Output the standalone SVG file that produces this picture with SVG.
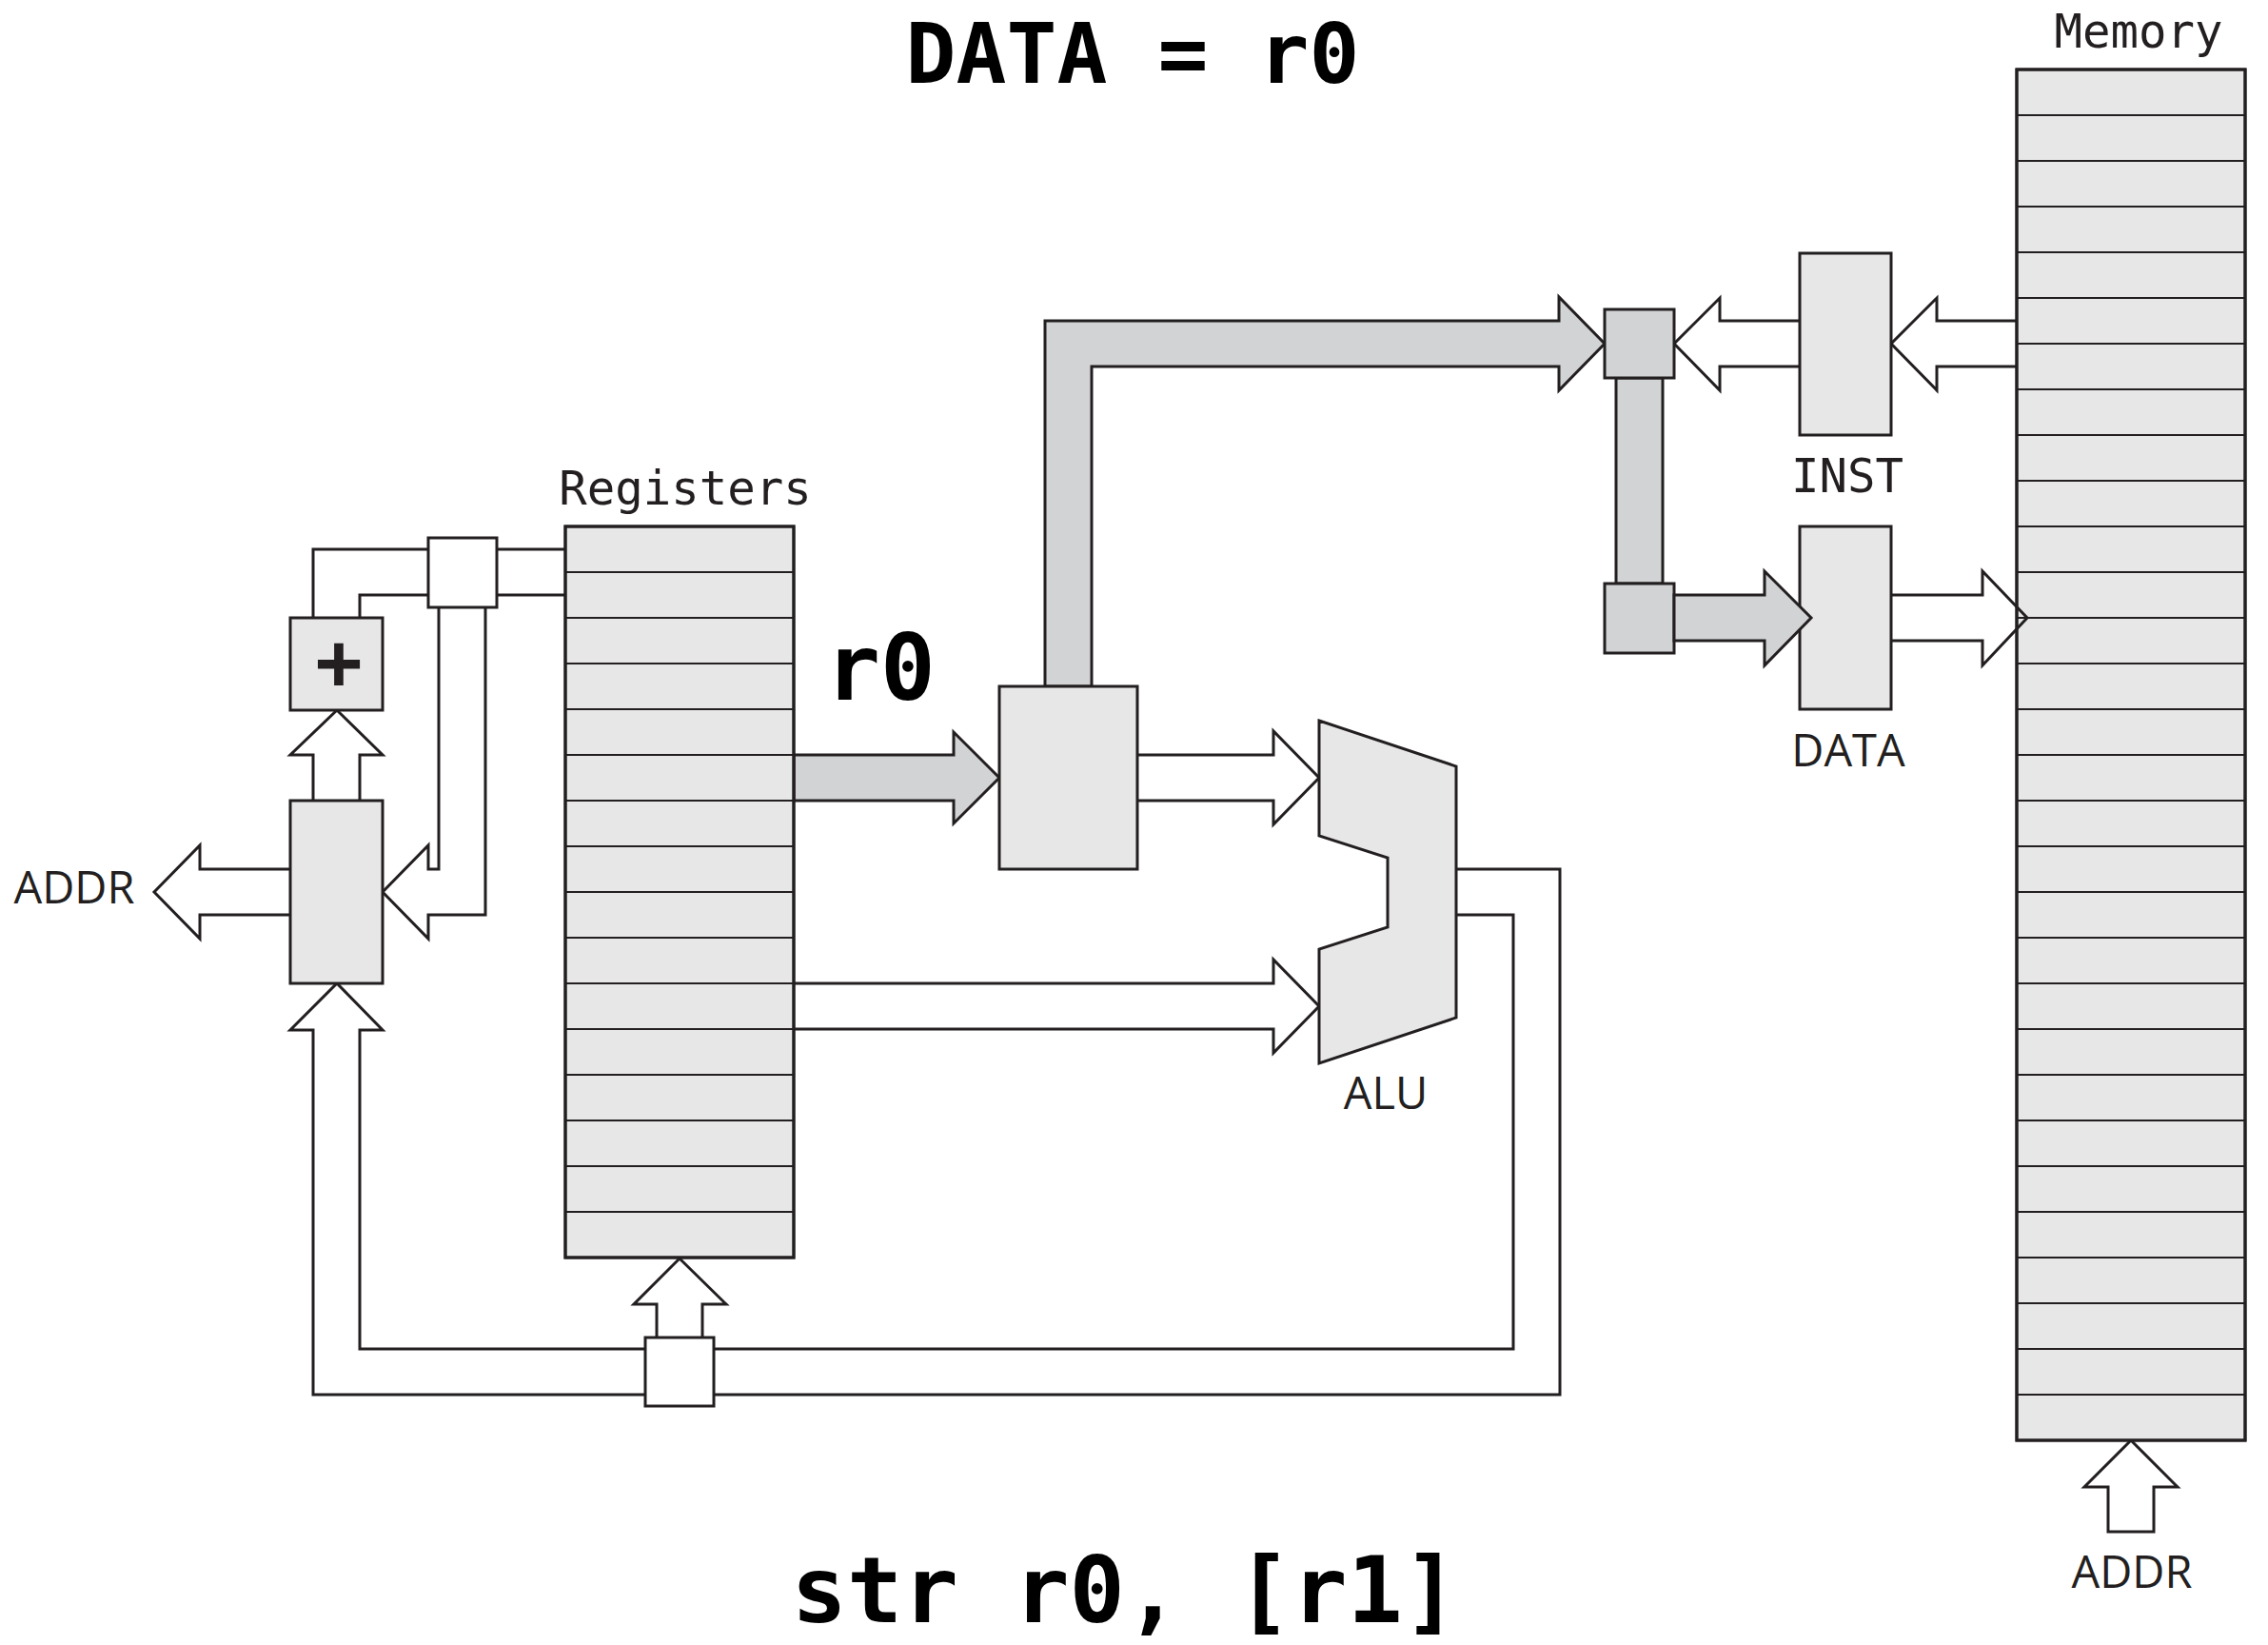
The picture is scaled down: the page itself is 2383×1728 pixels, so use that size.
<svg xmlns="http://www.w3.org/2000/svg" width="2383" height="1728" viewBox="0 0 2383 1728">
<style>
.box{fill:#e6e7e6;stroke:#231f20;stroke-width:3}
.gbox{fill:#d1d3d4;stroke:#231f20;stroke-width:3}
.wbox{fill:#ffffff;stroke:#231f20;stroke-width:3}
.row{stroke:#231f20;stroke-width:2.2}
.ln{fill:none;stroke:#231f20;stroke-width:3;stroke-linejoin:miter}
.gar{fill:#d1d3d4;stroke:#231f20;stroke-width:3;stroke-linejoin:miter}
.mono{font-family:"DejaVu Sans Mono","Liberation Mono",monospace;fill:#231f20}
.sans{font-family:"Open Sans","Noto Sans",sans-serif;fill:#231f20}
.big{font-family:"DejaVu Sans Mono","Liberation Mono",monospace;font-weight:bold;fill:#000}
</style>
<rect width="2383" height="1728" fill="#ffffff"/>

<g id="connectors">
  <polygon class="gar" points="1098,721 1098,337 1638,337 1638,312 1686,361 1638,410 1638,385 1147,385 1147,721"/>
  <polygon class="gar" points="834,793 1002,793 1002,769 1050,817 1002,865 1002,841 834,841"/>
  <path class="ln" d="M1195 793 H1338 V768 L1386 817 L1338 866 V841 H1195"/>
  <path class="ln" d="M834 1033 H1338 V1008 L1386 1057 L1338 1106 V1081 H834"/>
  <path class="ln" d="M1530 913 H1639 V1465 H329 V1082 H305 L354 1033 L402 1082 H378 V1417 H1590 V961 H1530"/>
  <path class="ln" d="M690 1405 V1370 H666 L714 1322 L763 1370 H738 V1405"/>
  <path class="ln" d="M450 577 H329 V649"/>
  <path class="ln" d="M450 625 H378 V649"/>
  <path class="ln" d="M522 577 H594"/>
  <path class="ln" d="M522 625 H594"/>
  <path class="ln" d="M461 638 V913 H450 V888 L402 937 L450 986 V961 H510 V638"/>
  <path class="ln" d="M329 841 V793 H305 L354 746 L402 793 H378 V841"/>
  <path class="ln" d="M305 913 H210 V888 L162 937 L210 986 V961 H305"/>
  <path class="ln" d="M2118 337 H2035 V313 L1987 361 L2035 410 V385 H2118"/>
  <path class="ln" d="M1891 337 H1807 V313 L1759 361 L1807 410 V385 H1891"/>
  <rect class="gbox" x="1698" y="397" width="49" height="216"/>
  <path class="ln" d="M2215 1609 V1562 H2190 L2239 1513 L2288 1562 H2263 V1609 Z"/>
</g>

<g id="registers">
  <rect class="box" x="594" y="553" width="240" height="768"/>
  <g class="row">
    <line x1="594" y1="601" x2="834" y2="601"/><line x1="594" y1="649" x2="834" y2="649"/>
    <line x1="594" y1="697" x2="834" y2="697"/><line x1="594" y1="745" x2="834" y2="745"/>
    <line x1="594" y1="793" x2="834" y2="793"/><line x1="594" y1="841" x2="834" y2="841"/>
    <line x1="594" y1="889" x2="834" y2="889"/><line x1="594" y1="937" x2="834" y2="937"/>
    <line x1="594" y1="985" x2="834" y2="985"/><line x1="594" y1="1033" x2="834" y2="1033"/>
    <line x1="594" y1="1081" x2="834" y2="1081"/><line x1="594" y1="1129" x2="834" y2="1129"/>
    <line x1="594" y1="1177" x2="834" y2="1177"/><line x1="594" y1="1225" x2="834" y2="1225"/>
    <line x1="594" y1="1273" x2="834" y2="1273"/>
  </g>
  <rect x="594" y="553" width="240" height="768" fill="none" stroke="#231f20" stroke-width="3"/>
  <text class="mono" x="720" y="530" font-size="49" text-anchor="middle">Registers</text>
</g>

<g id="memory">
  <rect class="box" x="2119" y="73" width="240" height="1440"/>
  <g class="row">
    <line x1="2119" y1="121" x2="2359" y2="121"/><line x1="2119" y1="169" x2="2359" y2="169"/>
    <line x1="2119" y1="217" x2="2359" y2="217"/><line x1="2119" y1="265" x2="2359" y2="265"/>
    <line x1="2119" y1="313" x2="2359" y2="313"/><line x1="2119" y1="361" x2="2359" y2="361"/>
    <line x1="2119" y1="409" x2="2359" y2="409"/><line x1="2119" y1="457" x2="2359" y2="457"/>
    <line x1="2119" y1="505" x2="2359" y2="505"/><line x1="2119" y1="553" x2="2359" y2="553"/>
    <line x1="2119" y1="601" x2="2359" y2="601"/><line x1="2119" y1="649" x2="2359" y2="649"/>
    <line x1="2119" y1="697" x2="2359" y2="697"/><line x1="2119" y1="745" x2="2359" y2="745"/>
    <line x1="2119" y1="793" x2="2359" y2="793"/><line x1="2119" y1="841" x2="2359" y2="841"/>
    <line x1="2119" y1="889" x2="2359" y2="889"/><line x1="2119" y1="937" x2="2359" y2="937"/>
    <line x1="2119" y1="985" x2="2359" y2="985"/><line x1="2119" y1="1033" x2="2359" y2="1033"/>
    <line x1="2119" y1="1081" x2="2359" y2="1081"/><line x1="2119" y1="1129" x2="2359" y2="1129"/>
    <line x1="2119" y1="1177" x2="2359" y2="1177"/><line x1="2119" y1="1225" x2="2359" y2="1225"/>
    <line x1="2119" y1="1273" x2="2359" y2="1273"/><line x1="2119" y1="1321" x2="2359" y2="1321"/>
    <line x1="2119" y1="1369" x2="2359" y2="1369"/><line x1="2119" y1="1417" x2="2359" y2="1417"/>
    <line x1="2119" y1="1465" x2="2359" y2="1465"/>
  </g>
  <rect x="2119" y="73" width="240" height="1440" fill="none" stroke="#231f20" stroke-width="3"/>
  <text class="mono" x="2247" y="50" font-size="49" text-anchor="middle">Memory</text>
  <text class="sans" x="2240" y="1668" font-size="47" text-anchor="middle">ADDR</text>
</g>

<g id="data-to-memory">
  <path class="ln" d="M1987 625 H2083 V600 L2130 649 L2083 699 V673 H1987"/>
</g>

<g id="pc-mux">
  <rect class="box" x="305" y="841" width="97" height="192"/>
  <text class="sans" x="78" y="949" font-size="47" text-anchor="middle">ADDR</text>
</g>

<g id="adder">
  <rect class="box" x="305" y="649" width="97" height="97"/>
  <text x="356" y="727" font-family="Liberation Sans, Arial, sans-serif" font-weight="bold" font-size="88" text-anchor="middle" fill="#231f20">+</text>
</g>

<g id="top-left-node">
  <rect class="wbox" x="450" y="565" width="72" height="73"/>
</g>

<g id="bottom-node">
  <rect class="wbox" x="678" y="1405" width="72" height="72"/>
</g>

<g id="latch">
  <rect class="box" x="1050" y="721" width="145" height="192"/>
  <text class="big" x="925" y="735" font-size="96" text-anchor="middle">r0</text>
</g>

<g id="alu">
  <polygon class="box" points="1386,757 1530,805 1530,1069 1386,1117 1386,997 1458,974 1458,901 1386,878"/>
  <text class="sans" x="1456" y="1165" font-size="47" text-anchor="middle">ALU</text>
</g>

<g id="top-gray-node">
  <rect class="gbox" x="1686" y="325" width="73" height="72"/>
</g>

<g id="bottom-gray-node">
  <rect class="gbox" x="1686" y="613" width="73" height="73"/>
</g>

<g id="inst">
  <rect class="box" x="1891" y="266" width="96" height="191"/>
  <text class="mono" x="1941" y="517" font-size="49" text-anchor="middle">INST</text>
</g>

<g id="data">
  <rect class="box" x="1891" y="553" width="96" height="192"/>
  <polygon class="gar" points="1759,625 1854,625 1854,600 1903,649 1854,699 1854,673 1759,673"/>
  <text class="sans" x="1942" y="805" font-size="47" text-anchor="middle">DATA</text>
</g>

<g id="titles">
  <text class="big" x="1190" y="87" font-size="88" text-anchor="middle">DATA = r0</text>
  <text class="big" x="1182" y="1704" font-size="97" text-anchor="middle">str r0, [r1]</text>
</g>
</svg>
◆ ◆ ◆ ◆ ◆
*Exercise requirements*: Pull out and copy each line containing the string "that".

*Correct result*:
Output the standalone SVG file that produces this picture with SVG.
The picture is scaled down: the page itself is 2383×1728 pixels, so use that size.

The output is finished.